Lewy Brazil: Florianopolis

December 1, 2009

Driving from the airport in Floripa, our driver touted his city, talking about how safe it was, how beautiful, how their tech and fishing industries are booming.  It was lovely, and we were most struck by how undeveloped a lot of the island was, how much of it is still covered by mountains and trees, beaches, empty and protected.  We spent yesterday exploring with Gustavo, our trusty leader who was wonderful, younger than me and Scott, and fond of surfing before work.  He drove us all around the island, first to the Praça Quinze de Novembro, where we walked along the shopping streets and marveled at the giant sprawling tree in the middle, then to the lagoa area.  The shops were beachy and cute, and the whole island was just gorgeous.

We passed huge sand dunes, where Scott and I rented sandboards (like snowboards, without boots), and glided down.  Walking back up, it was clear that skiing never would have taken off without the invention of the tow rope or chairlift.  It was super fun though, to link turns in shorts and tees shirts while looking out at the ocean.  By the end, I was covered in sand everywhere.  My mom has pictures, I’ll post those later.

We had lunch and drove along the protected east side of the island, where there were villages nestled between the ocean and the lagoa.  My mom noted that a lot of the houses had horses tied up in front.  Gustavo explained that the roads stopped well short of the ocean, because of the dunes, and horses were still the best way to get across.  Trusty cars, or motorcycles were fairly useless.  Who wouldn’t want a horse just to get to the beach more easily?

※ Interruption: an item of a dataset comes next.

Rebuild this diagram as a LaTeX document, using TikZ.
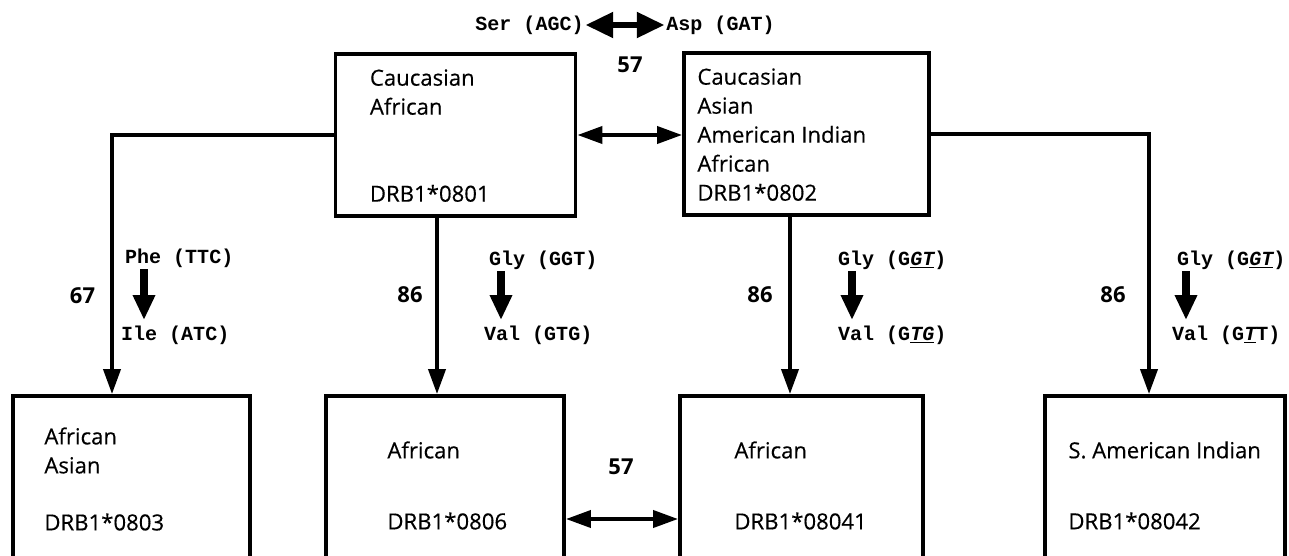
\documentclass[tikz,border=0pt]{standalone}
\usepackage{fontspec}
\setmainfont{Open Sans}
\newfontfamily\popfont{Open Sans}[FakeBold=0.4]
\newfontfamily\codon{Liberation Mono}
\usetikzlibrary{arrows.meta}

\tikzset{
  hlabox/.style={draw, line width=2.2pt, minimum width=4.8cm, minimum height=3.24cm, inner sep=0pt},
  poptext/.style={align=left, inner sep=0pt, anchor=north west, font=\fontsize{12.6}{16.5}\selectfont\popfont},
  num/.style={inner sep=0pt, font=\fontsize{12.5}{15}\selectfont\bfseries},
  aa/.style={inner sep=1pt, anchor=west, font=\fontsize{11.4}{13}\selectfont\codon\bfseries},
  conn/.style={line width=2.2pt, -{Triangle[length=0.5cm,width=0.34cm]}},
  dbl/.style={line width=2.2pt, {Triangle[length=0.5cm,width=0.34cm]}-{Triangle[length=0.5cm,width=0.34cm]}},
  mut/.style={line width=5pt, shorten >=2pt, -{Triangle[length=0.5cm,width=0.42cm]}}
}

\begin{document}
\begin{tikzpicture}
	% Frame
	\useasboundingbox (0,0) rectangle (25.78,11.10);
	\clip (0,0) rectangle (25.78,11.10);
	
	% Top boxes
	\node[hlabox] (b0801) at (9.11,8.40) {};
	\node[hlabox, minimum width=4.9cm] (b0802) at (16.13,8.42) {};
	\node[poptext] (t0801) at ([xshift=0.72cm,yshift=-0.34cm]b0801.north west) {Caucasian\\African\\[1.16cm]DRB1*0801};
	\node[poptext] (t0802) at ([xshift=0.30cm,yshift=-0.34cm]b0802.north west) {Caucasian\\Asian\\American Indian\\African\\DRB1*0802};
	
	% Bottom boxes (cut off by the page)
	\node[hlabox, minimum width=4.74cm, minimum height=3.28cm] (b0803) at (2.63,1.54) {};
	\node[hlabox, minimum width=4.76cm, minimum height=3.44cm] (b0806) at (8.90,1.46) {};
	\node[hlabox, minimum width=4.86cm, minimum height=3.44cm] (b08041) at (16.03,1.46) {};
	\node[hlabox, minimum width=4.80cm, minimum height=3.44cm] (b08042) at (23.30,1.46) {};
	\node[poptext] (t0803) at ([xshift=0.66cm,yshift=-0.66cm]b0803.north west) {African\\Asian\\[0.56cm]DRB1*0803};
	\node[poptext] (t0806) at ([xshift=1.26cm,yshift=-0.94cm]b0806.north west) {African\\[0.84cm]DRB1*0806};
	\node[poptext] (t08041) at ([xshift=1.12cm,yshift=-0.94cm]b08041.north west) {African\\[0.84cm]DRB1*08041};
	\node[poptext] (t08042) at ([xshift=0.50cm,yshift=-0.94cm]b08042.north west) {S. American Indian\\[0.84cm]DRB1*08042};
	
	% x of the long arrows
	\coordinate (xa) at (2.24,0);
	\coordinate (xb) at (8.74,0);
	\coordinate (xc) at (15.80,0);
	\coordinate (xd) at (22.98,0);
	\coordinate (yb) at (0,0.72);
	
	% Long arrows
	\draw[conn] (b0801.west) -| (b0803.north -| xa);
	\draw[conn] (b0801.south -| xb) -- (b0806.north -| xb);
	\draw[conn] (b0802.south -| xc) -- (b08041.north -| xc);
	\draw[conn] (b0802.east) -| (b08042.north -| xd);
	\draw[dbl] (b0801.east) -- (b0801.east -| b0802.west);
	\draw[dbl] (b0806.east |- yb) -- (b08041.west |- yb);
	
	% Positions
	\node[num] (n57a) at (12.60,9.80) {57};
	\node[num] (n57b) at (12.42,1.76) {57};
	\node[num] (n67) at (1.65,5.18) {67};
	\node[num] (n86a) at (8.20,5.20) {86};
	\node[num] (n86b) at (15.20,5.20) {86};
	\node[num] (n86c) at (22.26,5.20) {86};
	
	% Codons
	\node[aa, anchor=center] (ser) at (10.59,10.60) {Ser (AGC)};
	\node[aa, anchor=center] (asp) at (14.41,10.60) {Asp (GAT)};
	\draw[line width=3pt, {Triangle[length=0.55cm,width=0.5cm]}-{Triangle[length=0.55cm,width=0.5cm]}] (ser.east) -- (asp.west);
	
	\node[aa] (phe) at (2.46,5.94) {Phe (TTC)};
	\node[aa] (ile) at (2.38,4.40) {Ile (ATC)};
	\node[aa] (gly1) at (9.74,5.90) {Gly (GGT)};
	\node[aa] (val1) at (9.64,4.40) {Val (GTG)};
	\node[aa] (gly2) at (16.72,5.90) {Gly (G\underline{\itshape GT})};
	\node[aa] (val2) at (16.72,4.40) {Val (G\underline{\itshape TG})};
	\node[aa] (gly3) at (23.50,5.90) {Gly (G\underline{\itshape GT})};
	\node[aa] (val3) at (23.40,4.40) {Val (G\underline{\itshape T}T)};
	
	% Substitution arrows
	\coordinate (m1) at ([xshift=0.42cm]phe.south west);
	\coordinate (m2) at ([xshift=0.28cm]gly1.south west);
	\coordinate (m3) at ([xshift=0.32cm]gly2.south west);
	\coordinate (m4) at ([xshift=0.22cm]gly3.south west);
	\draw[mut] (m1) -- (m1 |- ile.north);
	\draw[mut] (m2) -- (m2 |- val1.north);
	\draw[mut] (m3) -- (m3 |- val2.north);
	\draw[mut] (m4) -- (m4 |- val3.north);
\end{tikzpicture}
\end{document}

The north part of the island looked like Florida, or California, with fancy houses and private beach clubs.  As our time on Floripa was winding down, we stopped in San Antonio, one of the first Portuguese colonial areas.  There, on a sunny little cove, there were cobbled streets and old houses, a few people sitting at plastic tables out on the sand eating oysters and sipping cold beers.  Gustavo said that’s where he comes for New Years every year, just a low key, easy time, with local people, looking out, watching the fireworks across the old bridge.